| TASK PROMPT |
Write each line of the material exactly as given, from the top through the line that contains "test3_values = [16, 16, 14, 14, 14, 14, 14, 14, 14]", and omit all pictures.

| GIVEN DATA |
▼
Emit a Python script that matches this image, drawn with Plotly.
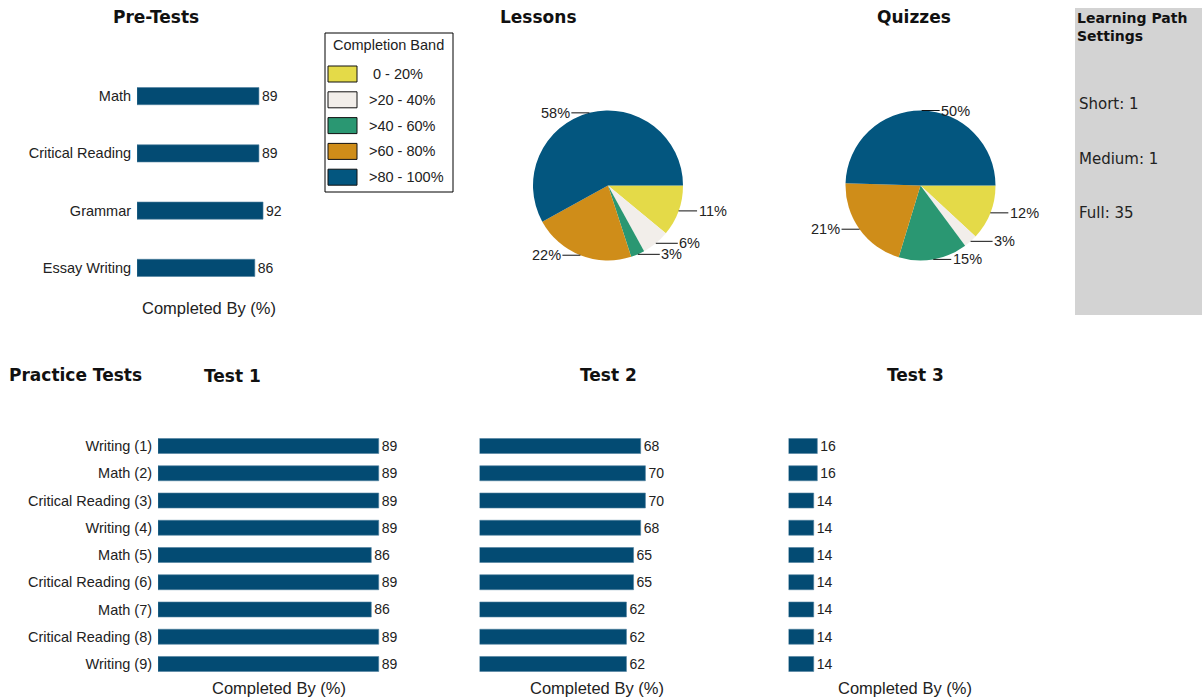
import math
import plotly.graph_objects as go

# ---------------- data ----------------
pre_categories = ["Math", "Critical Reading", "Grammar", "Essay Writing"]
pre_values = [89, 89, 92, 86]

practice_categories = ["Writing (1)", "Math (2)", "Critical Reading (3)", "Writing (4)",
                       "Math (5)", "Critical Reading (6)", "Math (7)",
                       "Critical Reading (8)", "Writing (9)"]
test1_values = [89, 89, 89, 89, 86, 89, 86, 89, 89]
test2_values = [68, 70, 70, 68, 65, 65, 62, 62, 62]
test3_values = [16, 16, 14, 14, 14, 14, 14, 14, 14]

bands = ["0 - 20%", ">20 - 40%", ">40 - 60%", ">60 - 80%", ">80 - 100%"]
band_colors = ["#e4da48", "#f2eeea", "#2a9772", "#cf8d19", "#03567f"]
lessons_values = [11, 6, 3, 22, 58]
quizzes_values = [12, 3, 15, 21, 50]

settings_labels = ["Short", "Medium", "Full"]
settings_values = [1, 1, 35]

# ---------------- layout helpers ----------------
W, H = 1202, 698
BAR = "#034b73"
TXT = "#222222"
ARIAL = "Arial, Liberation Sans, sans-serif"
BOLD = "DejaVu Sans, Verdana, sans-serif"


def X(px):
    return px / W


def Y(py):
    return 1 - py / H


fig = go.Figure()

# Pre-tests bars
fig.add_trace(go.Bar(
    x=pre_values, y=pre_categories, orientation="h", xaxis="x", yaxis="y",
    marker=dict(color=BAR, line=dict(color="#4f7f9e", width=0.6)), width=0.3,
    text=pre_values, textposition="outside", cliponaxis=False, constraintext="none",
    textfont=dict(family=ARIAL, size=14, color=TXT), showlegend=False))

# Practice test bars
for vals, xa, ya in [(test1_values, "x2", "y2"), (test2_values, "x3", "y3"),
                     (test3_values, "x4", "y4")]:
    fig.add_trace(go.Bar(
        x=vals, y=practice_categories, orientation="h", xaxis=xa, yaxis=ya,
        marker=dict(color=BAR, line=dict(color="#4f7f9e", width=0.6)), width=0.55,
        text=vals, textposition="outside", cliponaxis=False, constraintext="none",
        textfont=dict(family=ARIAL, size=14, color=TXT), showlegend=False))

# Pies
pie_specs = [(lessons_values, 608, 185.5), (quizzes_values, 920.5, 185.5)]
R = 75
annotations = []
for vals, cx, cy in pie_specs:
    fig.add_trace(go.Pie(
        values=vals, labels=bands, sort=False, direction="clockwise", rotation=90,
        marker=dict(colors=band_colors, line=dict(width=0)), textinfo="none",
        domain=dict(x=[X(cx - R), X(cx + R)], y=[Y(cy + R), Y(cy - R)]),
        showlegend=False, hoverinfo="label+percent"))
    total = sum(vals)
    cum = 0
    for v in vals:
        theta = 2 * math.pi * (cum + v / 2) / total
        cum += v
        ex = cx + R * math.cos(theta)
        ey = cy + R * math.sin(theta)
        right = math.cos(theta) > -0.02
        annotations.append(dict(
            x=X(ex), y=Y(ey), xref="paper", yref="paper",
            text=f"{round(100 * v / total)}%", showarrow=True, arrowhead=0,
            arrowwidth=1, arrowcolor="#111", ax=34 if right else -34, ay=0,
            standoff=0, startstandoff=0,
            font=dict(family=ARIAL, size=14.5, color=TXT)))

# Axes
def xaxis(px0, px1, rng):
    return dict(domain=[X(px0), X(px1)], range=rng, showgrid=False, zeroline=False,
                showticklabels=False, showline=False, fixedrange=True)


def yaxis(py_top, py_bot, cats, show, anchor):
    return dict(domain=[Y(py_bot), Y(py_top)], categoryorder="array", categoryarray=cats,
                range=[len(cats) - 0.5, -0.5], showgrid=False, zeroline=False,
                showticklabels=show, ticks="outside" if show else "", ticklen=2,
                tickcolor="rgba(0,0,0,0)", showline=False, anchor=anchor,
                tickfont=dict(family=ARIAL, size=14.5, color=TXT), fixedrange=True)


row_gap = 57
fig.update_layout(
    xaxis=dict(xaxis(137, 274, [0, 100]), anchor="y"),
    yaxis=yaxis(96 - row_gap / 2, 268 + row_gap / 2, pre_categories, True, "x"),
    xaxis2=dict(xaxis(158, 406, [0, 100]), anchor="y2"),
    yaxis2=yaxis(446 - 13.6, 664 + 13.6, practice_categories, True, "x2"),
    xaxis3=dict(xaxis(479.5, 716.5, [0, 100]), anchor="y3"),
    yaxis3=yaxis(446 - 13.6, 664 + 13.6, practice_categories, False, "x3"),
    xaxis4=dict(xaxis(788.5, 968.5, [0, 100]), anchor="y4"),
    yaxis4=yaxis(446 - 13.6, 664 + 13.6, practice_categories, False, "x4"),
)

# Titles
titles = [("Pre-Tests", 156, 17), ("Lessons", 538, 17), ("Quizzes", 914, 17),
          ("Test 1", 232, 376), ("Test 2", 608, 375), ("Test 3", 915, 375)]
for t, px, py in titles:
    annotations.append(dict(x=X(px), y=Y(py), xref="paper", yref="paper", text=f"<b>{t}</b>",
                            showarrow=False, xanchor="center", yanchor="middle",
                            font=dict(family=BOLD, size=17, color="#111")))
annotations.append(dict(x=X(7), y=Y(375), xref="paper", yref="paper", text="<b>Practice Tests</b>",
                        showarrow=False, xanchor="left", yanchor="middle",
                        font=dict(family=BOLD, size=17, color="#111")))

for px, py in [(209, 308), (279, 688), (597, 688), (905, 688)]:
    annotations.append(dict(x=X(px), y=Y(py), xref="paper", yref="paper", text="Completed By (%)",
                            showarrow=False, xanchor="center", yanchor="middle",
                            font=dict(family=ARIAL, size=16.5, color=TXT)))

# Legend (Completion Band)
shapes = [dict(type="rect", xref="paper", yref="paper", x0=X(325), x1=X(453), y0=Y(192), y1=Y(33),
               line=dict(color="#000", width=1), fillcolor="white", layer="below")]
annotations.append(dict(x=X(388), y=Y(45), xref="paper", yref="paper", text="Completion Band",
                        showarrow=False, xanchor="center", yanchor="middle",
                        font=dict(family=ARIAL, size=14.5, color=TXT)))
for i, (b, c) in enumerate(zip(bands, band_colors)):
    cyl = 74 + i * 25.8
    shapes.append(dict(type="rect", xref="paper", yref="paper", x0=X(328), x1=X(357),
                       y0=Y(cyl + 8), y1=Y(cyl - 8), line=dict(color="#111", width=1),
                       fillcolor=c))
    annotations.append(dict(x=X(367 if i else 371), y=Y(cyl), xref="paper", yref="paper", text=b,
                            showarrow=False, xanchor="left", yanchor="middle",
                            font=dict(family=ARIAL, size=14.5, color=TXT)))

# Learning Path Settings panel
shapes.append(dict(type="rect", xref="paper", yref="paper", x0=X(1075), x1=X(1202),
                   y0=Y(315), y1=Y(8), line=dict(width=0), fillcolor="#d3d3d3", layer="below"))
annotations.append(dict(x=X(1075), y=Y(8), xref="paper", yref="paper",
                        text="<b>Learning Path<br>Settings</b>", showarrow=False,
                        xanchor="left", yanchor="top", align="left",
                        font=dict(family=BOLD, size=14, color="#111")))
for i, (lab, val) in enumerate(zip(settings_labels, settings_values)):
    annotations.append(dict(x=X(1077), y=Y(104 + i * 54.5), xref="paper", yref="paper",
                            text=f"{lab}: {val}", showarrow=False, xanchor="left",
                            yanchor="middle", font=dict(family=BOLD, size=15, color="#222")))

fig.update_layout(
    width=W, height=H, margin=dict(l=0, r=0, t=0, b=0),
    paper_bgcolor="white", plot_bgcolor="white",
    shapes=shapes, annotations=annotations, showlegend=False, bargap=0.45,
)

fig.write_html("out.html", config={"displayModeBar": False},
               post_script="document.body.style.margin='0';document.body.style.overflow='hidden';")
▲
| SOLUTION TO THIS PROBLEM |
Emit a Python script that matches this image, drawn with Plotly.
import math
import plotly.graph_objects as go

# ---------------- data ----------------
pre_categories = ["Math", "Critical Reading", "Grammar", "Essay Writing"]
pre_values = [89, 89, 92, 86]

practice_categories = ["Writing (1)", "Math (2)", "Critical Reading (3)", "Writing (4)",
                       "Math (5)", "Critical Reading (6)", "Math (7)",
                       "Critical Reading (8)", "Writing (9)"]
test1_values = [89, 89, 89, 89, 86, 89, 86, 89, 89]
test2_values = [68, 70, 70, 68, 65, 65, 62, 62, 62]
test3_values = [16, 16, 14, 14, 14, 14, 14, 14, 14]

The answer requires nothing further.